Parliamentary Assembly (of the Council of Europe) The deliberative body of the Council of Europe (not EU), composed of 318 representatives (and the same number of substitutes) appointed by the 47 member states' national parliaments.
Roadmap Roadmaps give a first description of planned Commission initiatives. They describe the problem that the initiative aims to address and possible policy options. They also provide an overview of the different planned stages in the development of the initiative, including consultation of stakeholders and impact assessment work. If an impact assessment will not be carried out, the Roadmap explains why.
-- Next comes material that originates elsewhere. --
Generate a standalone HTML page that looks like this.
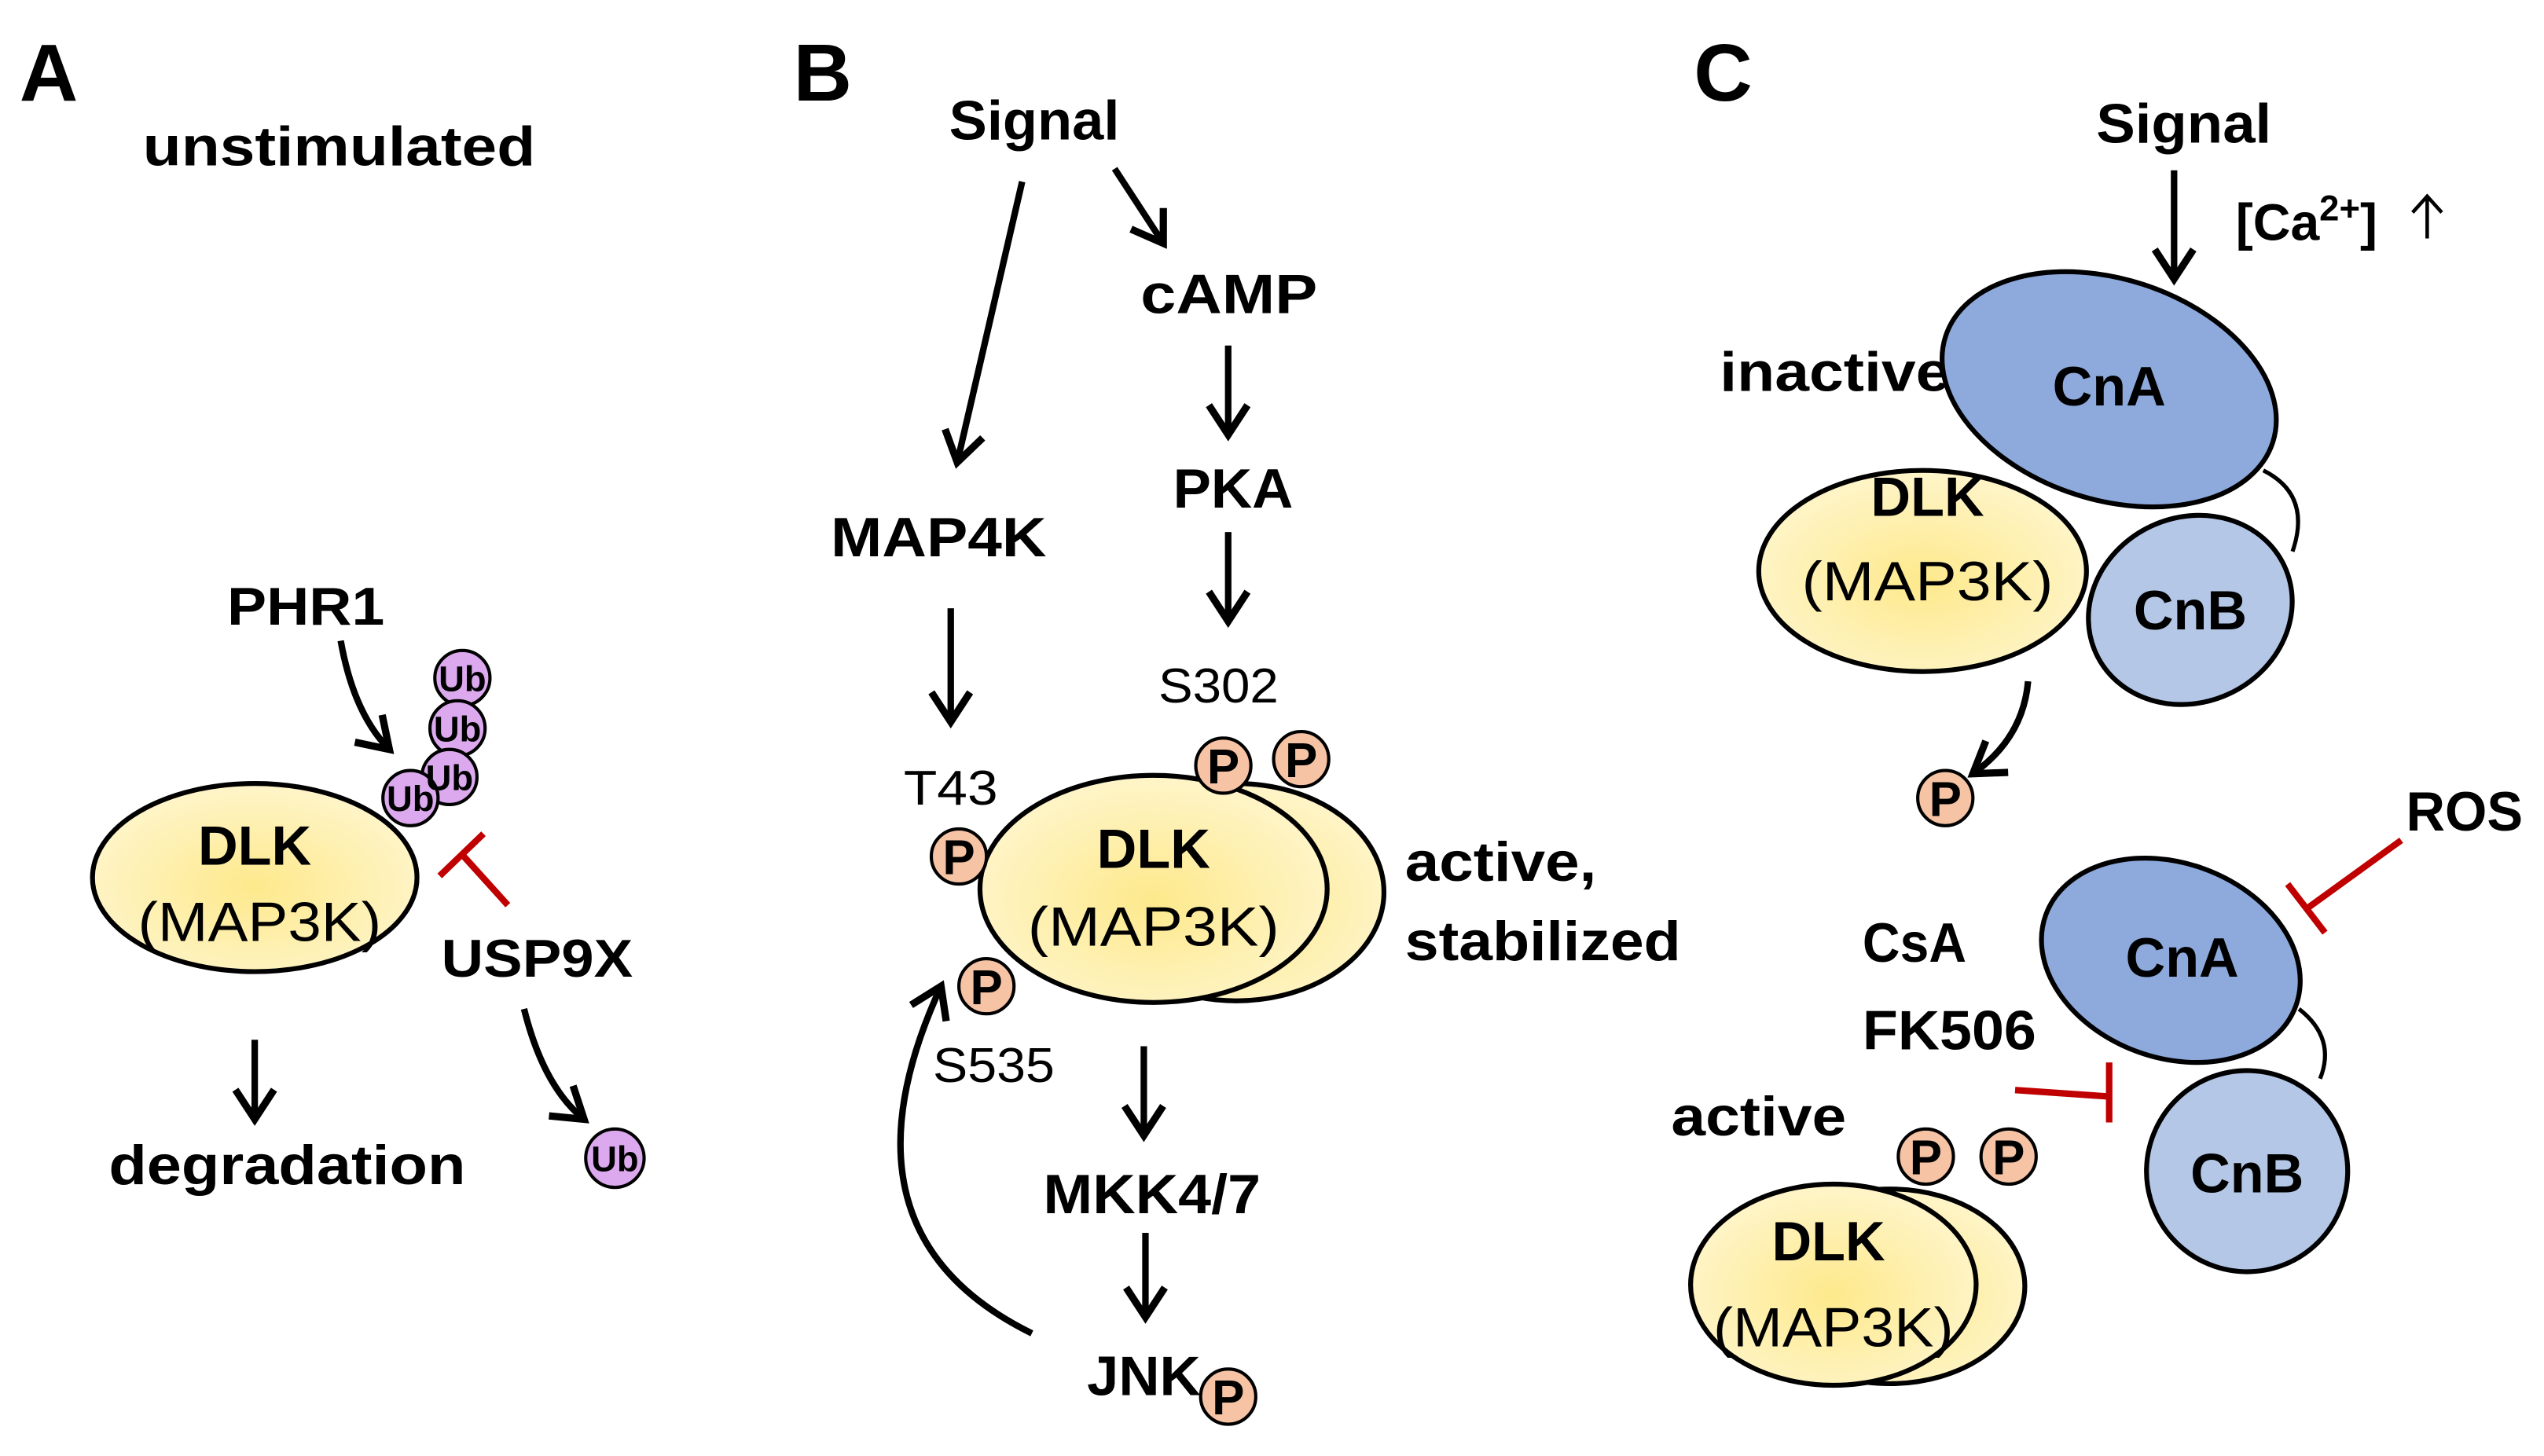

Trilogue (or trialogue) Informal tripartite meetings attended by representatives of the European Parliament, the Council and the Commission. The content and purpose of trilogues may vary from very technical discussions to very political discussions (involving Ministers and Commissioners). They may address issues of planning and timetable or go into detail on any particular substantial issue.
TTIP The Transatlantic Trade and Investment Partnership is a proposed trade agreement between the EU and the US whose aim is to boost trade and economic growth in three main areas: market access; specific regulation; and broader rules and principles and modes of co-operation. Talks were originally scheduled to end in 2014 but are still in progress.